‘O Castelo’ de Franz Kafka me foi um presente de natal que, diante da fila de literatos, apenas pude ler agora nas férias de Julho de 2009 (passado). Kafka, eu já sabia, era um cara estranho – tido como louco por uns dois que me viram lendo o livro. Decidi ir atrás de sua biografia pra sacar um pouco e entender de onde vem essa estranheza que eu percebia e a loucura que dele percebiam. Tcheco e judeu, vivia em um país cristão e preste a dominar-se pela Alemanha – era, portanto, a minoria da minoria e, desde sempre, conheceu o isolamento. Não somente dessa sociedade que não o aceitava por sua ascendência, mas também dentro de casa, em que reconhecia os elementos de sua família unidos apenas por interesses maiores – seu pai, inclusive, tido como culpado pelo próprio Kafka como grande parte de seus demônios; está aí o livro ‘Carta ao Pai’ de 1919 que é, tão somente, o que o título indica: uma carta ao pai com mais de 200 páginas.

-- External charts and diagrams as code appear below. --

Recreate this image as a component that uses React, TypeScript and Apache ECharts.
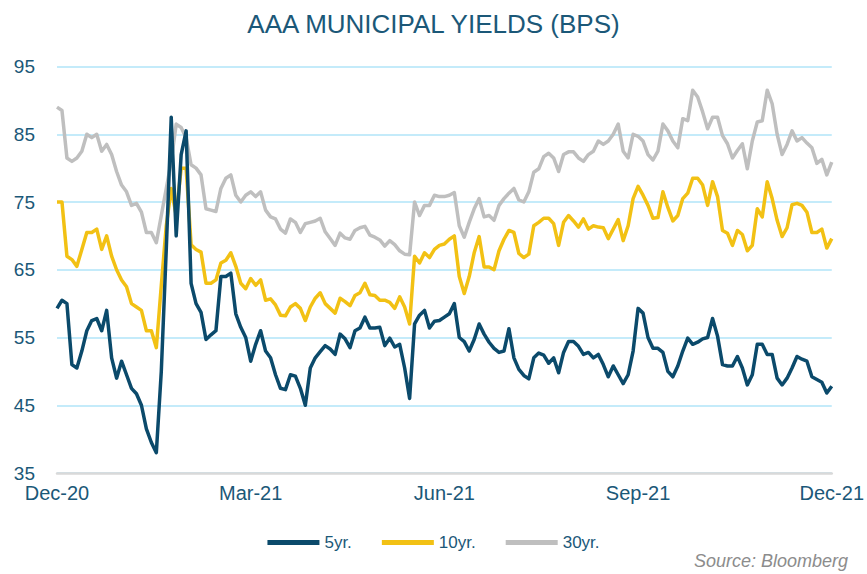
import React, { useEffect, useRef } from "react";
import * as echarts from "echarts";

const tickLabels = ["Dec-20", "Mar-21", "Jun-21", "Sep-21", "Dec-21"];
const seriesNames = ["5yr.", "10yr.", "30yr."];

const yr5 = [
  59.3, 60.5, 60, 51, 50.5, 53, 56, 57.5, 57.8, 56, 59, 52, 49, 51.5, 49.5, 47.5, 46.7, 45, 41.5, 39.5,
  38, 50, 68, 87.5, 70, 82, 85.5, 63, 60, 58.7, 54.7, 55.4, 56, 64, 64, 64.5, 58.5, 56.5, 55, 51.5,
  54, 56, 53, 52, 49.5, 47.5, 47.3, 49.5, 49.3, 47.5, 45, 50.5, 52, 52.9, 53.8, 53.3, 52.5, 55.5, 54.8, 53.5,
  56, 56.4, 58, 56.4, 56.4, 56.5, 53.8, 54.9, 53.6, 54, 50.5, 46, 57, 58.3, 59, 56.4, 57.4, 57.5, 58, 58.5,
  60, 55, 54.4, 53, 54.7, 57, 55.5, 54.3, 53.4, 52.8, 53, 56.3, 52, 50.3, 49.4, 48.9, 52, 52.7, 52.4, 51.2,
  52, 49.8, 52.8, 54.4, 54.4, 53.7, 52.5, 52.8, 52, 52.5, 51, 49.2, 50.8, 49.5, 48.2, 49.5, 53, 59.3, 58.6, 55,
  53.4, 53.4, 52.8, 50, 49.2, 50.8, 53, 54.9, 54, 54.3, 54.8, 55, 57.8, 55.2, 51, 50.8, 50.8, 52.2, 50.5, 48,
  49.5, 54, 54, 52.5, 52.5, 49, 48, 49, 50.5, 52.2, 51.8, 51.5, 49.2, 48.8, 48.4, 46.8, 47.8,
];

const yr10 = [
  75, 75, 67, 66.5, 65.5, 68, 70.5, 70.5, 71, 68, 70, 67, 65, 63.5, 62.5, 60, 59.5, 59, 56, 56,
  53.5, 62.7, 71.5, 77, 73, 80, 80, 68.7, 68, 67.6, 63, 63, 63.5, 66, 66.4, 67.5, 65.5, 63, 62.2, 63.7,
  62.7, 63.5, 60.5, 60.7, 59.8, 58.3, 58.2, 59.5, 60, 59.3, 57.5, 59.5, 60.8, 61.6, 60, 59.3, 58.6, 60.8, 60.3, 59.7,
  61.2, 61.6, 63, 61.3, 61.2, 60.5, 60.5, 60.2, 59.3, 61, 59.5, 57, 67, 66, 67.5, 66.8, 68, 68.6, 68.8, 69.5,
  70, 64, 61.5, 64, 67.5, 69.9, 65.4, 65.4, 65, 67.8, 69.5, 70.8, 70.5, 67.4, 66.8, 67.3, 71.5, 72, 72.6, 72.6,
  71.8, 68.6, 72, 73, 72.2, 71.3, 72.5, 71, 71.5, 71.3, 71.2, 69.6, 71, 72.4, 69.3, 71.5, 75.5, 77.3, 76, 74.5,
  72.6, 72.7, 76.5, 74.2, 72.2, 73, 75.5, 76.3, 78.5, 78.5, 77.5, 74.5, 78, 75.8, 70.8, 70.4, 68.6, 70.8, 70.2, 67.8,
  68.6, 74, 72.8, 78, 75.5, 72.3, 69.9, 71.2, 74.6, 74.8, 74.5, 73.5, 70.5, 70.5, 71, 68.2, 69.6,
];

const yr30 = [
  89, 88.5, 81.5, 81, 81.5, 82.5, 85, 84.5, 85, 82.5, 83.5, 82, 79.5, 77.5, 76.5, 74.5, 74.8, 73.5, 70.5, 70.5,
  69, 73, 77, 81, 86.5, 86, 84.5, 80.5, 80, 79, 74, 73.8, 73.6, 77, 78.5, 79, 76, 75, 76, 76.5,
  75.8, 76.5, 73.8, 72.8, 72.5, 71, 70.4, 72.5, 72, 70.5, 71.8, 72, 72.2, 72.6, 70.6, 69.6, 68.6, 70.4, 69.7, 69.5,
  70.8, 71.2, 71.4, 70.1, 69.8, 69.4, 68.5, 69.3, 68.7, 67.8, 67.3, 67.2, 75, 73, 74.5, 74.5, 76, 75.8, 75.8, 76,
  76.4, 71.5, 69.8, 72, 74, 75.5, 72.8, 73, 72.3, 74.5, 75.5, 76.3, 77, 75.3, 75, 76.5, 79.4, 79.9, 81.7, 82.2,
  81.5, 79.5, 82, 82.4, 82.4, 81.5, 81, 82, 82.5, 84, 83.5, 84, 85, 86.5, 82.5, 81.5, 85, 84.7, 84, 82,
  81.2, 82.5, 86.5, 85.5, 84, 83, 87.3, 87, 91.5, 90.5, 88.3, 85.8, 87.5, 87.5, 84.8, 83.6, 81.5, 82.6, 83.6, 79.9,
  84, 86.8, 87, 91.5, 89.5, 85, 82, 83.5, 85.5, 84, 84.5, 83.7, 83, 80.7, 81.3, 79, 80.9,
];

const colors = ["#0b4a6b", "#f2c114", "#bfbfbf"];
const FONT = "'Liberation Sans', Arial, sans-serif";
const TEXT_COLOR = "#1b5878";

export default function App() {
  const ref = useRef<HTMLDivElement>(null);

  useEffect(() => {
    if (!ref.current) return;
    const chart = echarts.init(ref.current, undefined, { renderer: "svg" });
    const lastIndex = yr5.length - 1;
    const interval = lastIndex / (tickLabels.length - 1);
    const all = [yr5, yr10, yr30];

    chart.setOption({
      animation: false,
      backgroundColor: "#ffffff",
      title: {
        text: "AAA MUNICIPAL YIELDS (BPS)",
        left: "center",
        top: 6,
        textStyle: { fontFamily: FONT, fontSize: 26, fontWeight: "normal", color: TEXT_COLOR },
      },
      grid: { left: 57, right: 32, top: 66.5, bottom: 101, containLabel: false },
      legend: {
        bottom: 18,
        left: "center",
        itemWidth: 52,
        itemHeight: 5,
        itemGap: 30,
        icon: "rect",
        textStyle: { fontFamily: FONT, fontSize: 17, color: TEXT_COLOR },
        data: seriesNames,
      },
      xAxis: {
        type: "value",
        min: 0,
        max: lastIndex,
        interval,
        axisLine: { show: true, lineStyle: { color: "#d9d9d9", width: 2.5 } },
        axisTick: { show: false },
        splitLine: { show: false },
        axisLabel: {
          color: TEXT_COLOR,
          fontFamily: FONT,
          fontSize: 20,
          margin: 10,
          showMinLabel: true,
          showMaxLabel: true,
          formatter: (v: number) => tickLabels[Math.round(v / interval)] ?? "",
        },
        z: 5,
      },
      yAxis: {
        type: "value",
        min: 35,
        max: 95,
        interval: 10,
        axisLine: { show: false },
        axisTick: { show: false },
        axisLabel: { color: TEXT_COLOR, fontFamily: FONT, fontSize: 19, margin: 22 },
        splitLine: { lineStyle: { color: "#c4ebfa", width: 2 } },
      },
      graphic: [
        {
          type: "text",
          right: 19,
          top: 552,
          style: {
            text: "Source: Bloomberg",
            fontFamily: FONT,
            fontSize: 18,
            fontStyle: "italic",
            fill: "#8c8c8c",
          },
        },
      ],
      series: seriesNames.map((name, k) => ({
        name,
        type: "line",
        showSymbol: false,
        symbol: "none",
        color: colors[k],
        lineStyle: { color: colors[k], width: 3.5, join: "round" },
        data: all[k].map((v, i) => [i, v]),
        z: 3 + (2 - k),
      })),
    });

    return () => chart.dispose();
  }, []);

  return (
    <div
      ref={ref}
      style={{ position: "fixed", left: 0, top: 0, width: 867, height: 574, background: "#fff" }}
    />
  );
}
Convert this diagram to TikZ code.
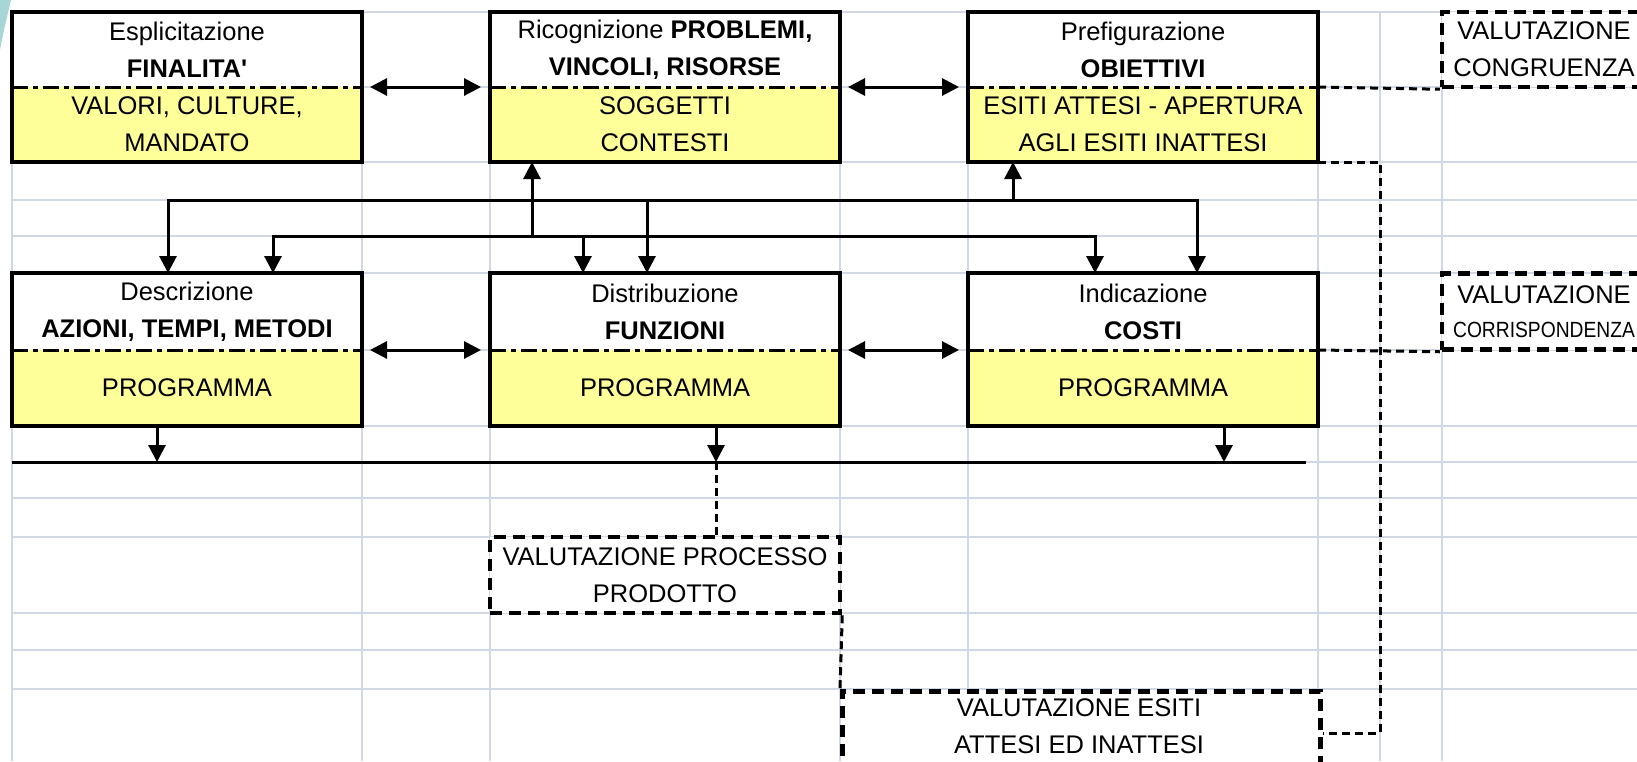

Esse isolamento todo fica muito claro em ‘A Metamorfose’ de 1912 em que um homem transforma-se bisonhamente em um inseto e, a partir de então, é completamente excluído pelos familiares, sendo atendido apenas para que não morra de fome. O livro não retrata só o isolamento do homem entre um círculo, mas também o dispositivo de defesa dessa família que, perante a aceitação social apressa-se a esconder o filho-barata para que não sejam mal-vistos.
Esse mesmo comportamento aparece com ainda mais força em ‘O Castelo’ de 1926, talvez o seu último livro e, definitivamente, inacabado. Ainda que, ao lermos, nos deparamos com dois finais – um da primeira edição e outro das posteriores quando acharam o restante em suas anotações – e nenhum dos dois ‘pontos-finais’ parece ser, realmente, uma conclusão plausível para as situações do agrimensor K.
O Castelo trata de K., um agrimensor contratado, que chega em um determinado vilarejo e lá percebe ser muito menos bem-quisto do que imaginava – exatamente isolado como o autor. Por uma série de mal-entendidos, o protagonista não está de acordo às leis senhoriais do castelo e, portanto, não pode fixar residência em canto nenhum – nem mesmo nas estalagens. Caso é, que se desenvolve algumas séries de fatos em que acaba sendo, por força de obrigação, aceito em alguns poucos cantos – sempre a contragosto dos anfitriões.
O romance de Kafka é, sem dúvidas, para dentro de si mesmo – não somente o fato de o personagem, chamado apenas de K., ser a letra de seu sobrenome, mas é também, declaradamente, seu alter-ego. Observador, está sempre atento para os detalhes dos personagens e dos locais em que está; muitas vezes, inclusive, desenvolvendo-se sempre por dentro destes detalhes que observa. Sua argumentação sempre julgada e posta à prova como deslocada por todos a quem se relata evidencia de forma tão forte esse deslocamento do personagem em uma sociedade em que não consegue se encaixar de maneira nenhuma.
A escrita de Kafka foi a que mais me empolgou e o que tenha deixado a leitura tão boa a ponto de dar vontade de escrever do mesmo jeito que ele. São esses autores que, ao ler, nos encantam tanto que dá vontade de sair escrevendo igual ou, no mínimo, ter desejado ter feito aquilo. A fala dos personagens, sempre longas, eloquentes e cheias de superlativos para traçar argumentos – principalmente a argumentação de K. que é sensacional – dá ao livro a sensação de serem todos os personagens extremamente interessantes e profundos, cheios de seus pareceres.
É um grande livro, sem dúvida – não é o tipo de livro que se lê pela história, por grandes acontecimentos, reviravoltas e toda aquela fórmula brilhante que faz de escritores quaisqueres escritores brilhantes – mas é um livro de análise, um livro de estilo, de profunda imersão dentro do autor e de seu universo escuro, cheio de nenhuma esperança.
Certa vez disseram que a literatura de Kafka é como um deserto sem abrigo. Concordo.